SAS announced a similar capability for its High Performance Analytic Server a few weeks ago. HP, with technology gained in its acquisition of Vertica, and Teradata, with its Aster-Hadoop Adaptor, and IBM with its Netezza tool sets, offer or will soon offer similar capabilities.
The business has also attracted a handful of startups. One, Metamarkets, has developed a cloud-based service designed to help companies analyze copious amounts of fresh streaming data in real-time. At the heart of the service is an internally developed distributed in-memory, columnar database technology called Druid, according to the company's CEO Michael Driscoll. He compares Druid to Dremel in concept.
"Dremel was architected from the ground up to be an analytical data store," Driscoll said. Its column-oriented, parallelized, in-memory design makes it several orders of magnitude faster than a traditional data store, he said. "We have a very similar architecture," Driscoll said. "We are column-oriented, distributed and in-memory."
The Metamarkets technology, though, allows enterprises to run queries over data even before it is streamed into a data store, so it allows for even faster insight than Dremel, he said.
Metamarkets earlier this year released Druid to the open source community to spur more development activity around the technology. The demand for such technology is driven by the need for speed, Driscoll said. Hadoop, he said, is simply too slow for companies that need sub-millisecond query response times. Analytics technologies such as those being offered by the traditional enterprise vendors are faster than Hadoop but still don't scale as well as a Dremel or a Druid, Driscoll said.

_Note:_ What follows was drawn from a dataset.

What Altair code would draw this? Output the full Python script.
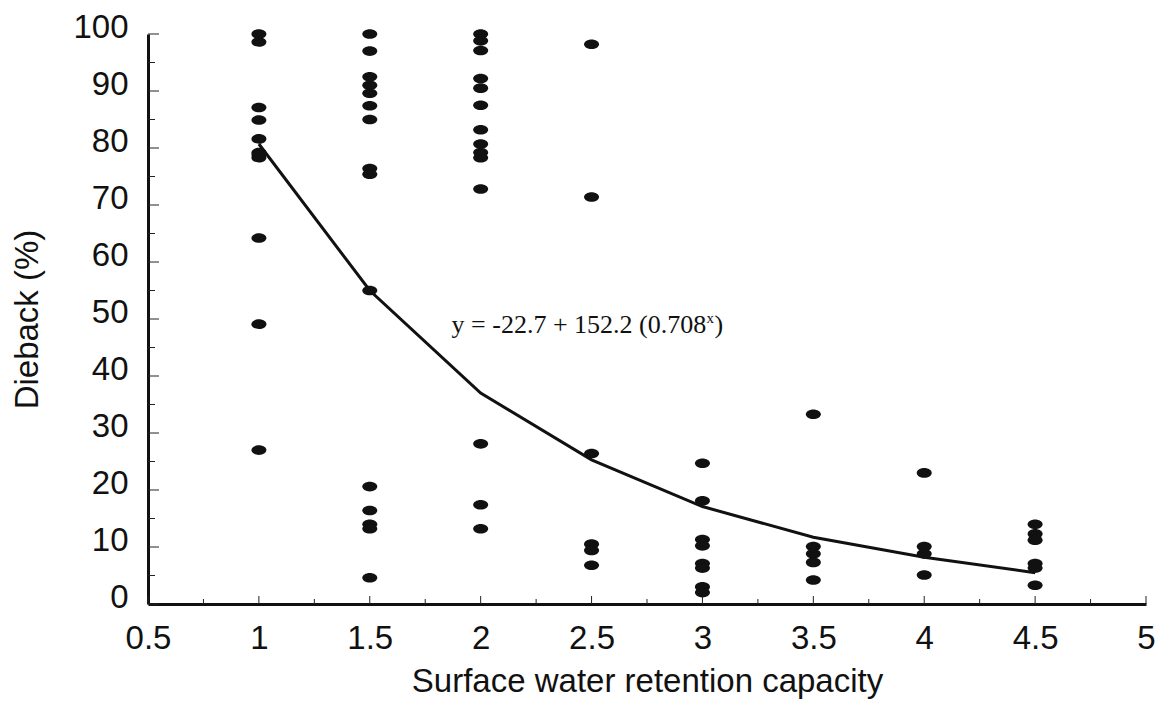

Nodeable, another venture-backed startup, offers a cloud-hosted service called StreamReduce that is similar to the Metamarkets offering. StreamReduce is powered by Storm, an open source data analytics technology originally developed by BackType before it was acquired by Twitter last year. Storm, also used internally by Twitter, is designed to let enterprises run real-time analytics on streaming data.
Nodeable offers a connector to Hadoop so enterprises can use the service to run interactive queries against data stored in their Hadoop environment as well, CEO Dave Rosenberg said. Nodeable was launched as a cloud system management company but switched tracks after seeing an opportunity for big data analytics technology.
"We realized there was a lack of a real-time complement to Hadoop. We asked ourselves, how do we get real-time with Hadoop?" Rosenberg said. Services such as Nodeable's do not replace Hadoop, they complement it, Rosenberg said.
StreamReduce gives companies a way to extract actionable information from streaming data that can be stored in a Hadoop environment or in another data store for more traditional batch processing later, he said.